+++ Recorded information +++

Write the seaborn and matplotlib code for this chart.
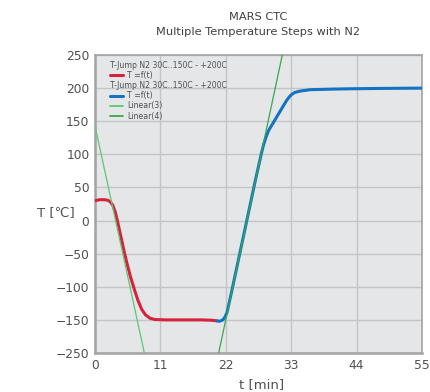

+++
+++ Recorded information +++

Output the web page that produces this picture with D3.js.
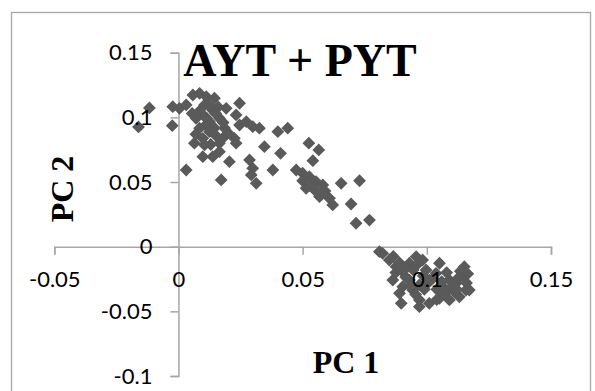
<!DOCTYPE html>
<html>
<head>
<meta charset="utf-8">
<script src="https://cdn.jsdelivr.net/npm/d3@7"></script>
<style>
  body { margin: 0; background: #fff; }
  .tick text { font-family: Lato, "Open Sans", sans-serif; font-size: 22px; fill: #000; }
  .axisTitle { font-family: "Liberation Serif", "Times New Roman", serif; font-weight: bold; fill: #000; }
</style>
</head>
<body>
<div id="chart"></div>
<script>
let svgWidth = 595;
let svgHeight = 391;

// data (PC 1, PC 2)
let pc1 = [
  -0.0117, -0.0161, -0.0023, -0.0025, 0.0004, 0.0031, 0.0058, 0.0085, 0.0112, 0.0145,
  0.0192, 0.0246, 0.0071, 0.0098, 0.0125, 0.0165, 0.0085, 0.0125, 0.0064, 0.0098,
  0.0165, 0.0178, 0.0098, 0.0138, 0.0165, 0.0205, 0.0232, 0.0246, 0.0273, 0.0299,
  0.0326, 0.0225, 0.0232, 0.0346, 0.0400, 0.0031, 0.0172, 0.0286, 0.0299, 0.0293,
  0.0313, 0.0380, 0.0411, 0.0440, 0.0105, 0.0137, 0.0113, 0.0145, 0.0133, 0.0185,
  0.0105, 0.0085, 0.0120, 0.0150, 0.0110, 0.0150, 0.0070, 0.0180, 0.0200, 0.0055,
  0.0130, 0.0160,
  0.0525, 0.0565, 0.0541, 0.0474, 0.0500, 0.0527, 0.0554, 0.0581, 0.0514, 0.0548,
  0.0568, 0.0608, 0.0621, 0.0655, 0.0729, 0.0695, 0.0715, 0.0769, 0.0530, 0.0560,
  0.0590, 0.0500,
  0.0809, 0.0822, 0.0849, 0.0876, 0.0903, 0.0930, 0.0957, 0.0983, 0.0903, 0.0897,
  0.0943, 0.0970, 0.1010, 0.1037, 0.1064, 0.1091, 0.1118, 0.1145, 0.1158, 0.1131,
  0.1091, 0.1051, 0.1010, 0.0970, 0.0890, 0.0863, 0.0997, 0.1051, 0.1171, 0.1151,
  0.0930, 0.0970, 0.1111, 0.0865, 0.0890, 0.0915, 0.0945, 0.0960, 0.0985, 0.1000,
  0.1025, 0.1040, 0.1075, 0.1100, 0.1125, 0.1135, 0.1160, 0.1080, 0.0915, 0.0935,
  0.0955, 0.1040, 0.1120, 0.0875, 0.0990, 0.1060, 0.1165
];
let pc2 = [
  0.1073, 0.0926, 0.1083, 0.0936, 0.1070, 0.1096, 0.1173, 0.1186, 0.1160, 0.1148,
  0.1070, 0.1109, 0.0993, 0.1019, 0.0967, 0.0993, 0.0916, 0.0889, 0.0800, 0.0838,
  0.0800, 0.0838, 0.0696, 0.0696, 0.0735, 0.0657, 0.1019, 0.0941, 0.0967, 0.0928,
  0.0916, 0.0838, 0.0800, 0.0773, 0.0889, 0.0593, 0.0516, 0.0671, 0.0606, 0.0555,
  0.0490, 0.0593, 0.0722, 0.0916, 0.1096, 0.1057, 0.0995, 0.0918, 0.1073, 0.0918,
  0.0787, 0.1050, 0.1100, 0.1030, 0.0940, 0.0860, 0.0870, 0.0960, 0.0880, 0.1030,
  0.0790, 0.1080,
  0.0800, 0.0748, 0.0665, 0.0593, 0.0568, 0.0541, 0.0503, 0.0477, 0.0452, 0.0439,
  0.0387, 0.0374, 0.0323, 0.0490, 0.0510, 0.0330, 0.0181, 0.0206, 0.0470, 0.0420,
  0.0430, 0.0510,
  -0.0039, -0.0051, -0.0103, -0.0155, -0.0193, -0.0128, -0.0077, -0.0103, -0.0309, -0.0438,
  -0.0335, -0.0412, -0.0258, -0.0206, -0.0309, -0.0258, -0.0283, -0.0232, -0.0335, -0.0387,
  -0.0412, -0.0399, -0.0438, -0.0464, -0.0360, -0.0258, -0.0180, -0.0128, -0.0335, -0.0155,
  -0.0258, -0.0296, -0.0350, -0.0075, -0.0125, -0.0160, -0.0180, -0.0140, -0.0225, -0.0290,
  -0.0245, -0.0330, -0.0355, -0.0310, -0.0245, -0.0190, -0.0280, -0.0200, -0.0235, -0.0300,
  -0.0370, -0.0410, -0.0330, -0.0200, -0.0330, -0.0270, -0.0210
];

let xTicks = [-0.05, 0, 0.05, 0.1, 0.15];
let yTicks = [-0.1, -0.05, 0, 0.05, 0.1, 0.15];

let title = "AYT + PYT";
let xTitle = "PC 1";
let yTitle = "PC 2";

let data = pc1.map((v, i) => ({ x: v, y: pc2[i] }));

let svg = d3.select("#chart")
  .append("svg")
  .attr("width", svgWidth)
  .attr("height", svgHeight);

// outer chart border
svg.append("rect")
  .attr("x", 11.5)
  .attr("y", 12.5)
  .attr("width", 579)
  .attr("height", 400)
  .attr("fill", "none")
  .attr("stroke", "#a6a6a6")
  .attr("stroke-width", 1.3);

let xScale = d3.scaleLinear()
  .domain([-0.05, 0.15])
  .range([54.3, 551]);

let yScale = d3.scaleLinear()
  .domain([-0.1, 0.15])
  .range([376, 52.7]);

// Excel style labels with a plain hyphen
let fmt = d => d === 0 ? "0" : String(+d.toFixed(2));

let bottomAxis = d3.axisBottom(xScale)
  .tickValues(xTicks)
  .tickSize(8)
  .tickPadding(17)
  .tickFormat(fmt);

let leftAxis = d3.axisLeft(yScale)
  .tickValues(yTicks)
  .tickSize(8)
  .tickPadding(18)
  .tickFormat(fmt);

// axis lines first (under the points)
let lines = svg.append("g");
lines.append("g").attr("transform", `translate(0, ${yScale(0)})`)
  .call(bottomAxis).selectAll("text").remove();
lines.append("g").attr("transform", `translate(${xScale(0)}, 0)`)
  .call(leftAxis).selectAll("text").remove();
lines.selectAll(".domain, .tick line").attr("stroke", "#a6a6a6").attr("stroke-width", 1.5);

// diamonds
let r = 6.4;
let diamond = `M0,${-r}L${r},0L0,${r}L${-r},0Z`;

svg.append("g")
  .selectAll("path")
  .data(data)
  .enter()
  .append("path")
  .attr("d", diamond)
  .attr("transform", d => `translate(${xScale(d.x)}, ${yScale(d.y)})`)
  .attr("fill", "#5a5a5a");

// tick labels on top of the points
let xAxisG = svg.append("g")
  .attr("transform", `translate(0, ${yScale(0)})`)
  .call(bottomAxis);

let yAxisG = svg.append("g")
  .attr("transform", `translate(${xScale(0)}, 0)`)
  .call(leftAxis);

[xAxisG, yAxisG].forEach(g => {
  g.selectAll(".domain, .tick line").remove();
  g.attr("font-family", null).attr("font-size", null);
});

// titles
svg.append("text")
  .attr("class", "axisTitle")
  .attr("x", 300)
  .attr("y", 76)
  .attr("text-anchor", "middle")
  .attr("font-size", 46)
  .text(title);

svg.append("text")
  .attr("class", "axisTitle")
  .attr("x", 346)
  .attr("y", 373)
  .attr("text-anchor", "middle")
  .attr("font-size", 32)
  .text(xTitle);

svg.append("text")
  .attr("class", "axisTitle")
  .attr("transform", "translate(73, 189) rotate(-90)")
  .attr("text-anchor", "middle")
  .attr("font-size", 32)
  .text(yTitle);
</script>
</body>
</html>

+++

**Work required:** Go up to the line with "Output the web" and retype exactly from there through the line with "let svgHeight = 391;". Leave out pictures.

**Correct response:**
Output the web page that produces this picture with D3.js.
<!DOCTYPE html>
<html>
<head>
<meta charset="utf-8">
<script src="https://cdn.jsdelivr.net/npm/d3@7"></script>
<style>
  body { margin: 0; background: #fff; }
  .tick text { font-family: Lato, "Open Sans", sans-serif; font-size: 22px; fill: #000; }
  .axisTitle { font-family: "Liberation Serif", "Times New Roman", serif; font-weight: bold; fill: #000; }
</style>
</head>
<body>
<div id="chart"></div>
<script>
let svgWidth = 595;
let svgHeight = 391;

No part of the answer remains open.